Q. How is this large-scale investment expected to reshape POSCO Group’s long-term lithium strategy and the global competitive landscape?

By securing premium lithium resources, POSCO Group is establishing a stable supply base that will enable it to compete with top-tier global lithium producers over the long term. Worldwide, 65 companies are preparing for lithium production. Based on projected 2025 output, the top five producers are Albemarle, Ganfeng Lithium, SQM, Rio Tinto, and Tianqi Lithium.

Their primary competitive advantage lies in ownership of large-scale, high-grade lithium resources. Through this investment, POSCO Holdings is expected to secure annual lithium production capacity of approximately 93,000 tonnes by 2026—exceeding the roughly 70,000 tonnes produced by Tianqi, currently ranked fifth globally. Once ramp-up is complete and production stabilizes, POSCO Group has a strong chance of entering the global top 10 lithium producers.

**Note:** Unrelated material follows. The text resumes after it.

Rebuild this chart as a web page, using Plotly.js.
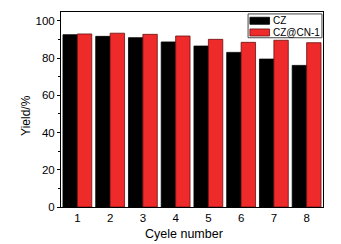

By securing both spodumene from hard-rock mines and lithium from salt lakes, POSCO Holdings is also well positioned to expand refining capacity as market demand grows. This allows consideration of investments not only in lithium hydroxide, but also lithium carbonate, reducing supply-demand risks while diversifying the supply chain. Going forward, POSCO Group will continue to closely monitor lithium market conditions and policy developments, adjusting investment scale and timing with flexibility.

The recent Australian mine investments and the additional acquisition of salt lake mining rights in Argentina clearly demonstrate that POSCO Holdings’ future growth strategy is progressing successfully—and that its blueprint for securing premium lithium resources is steadily being realized.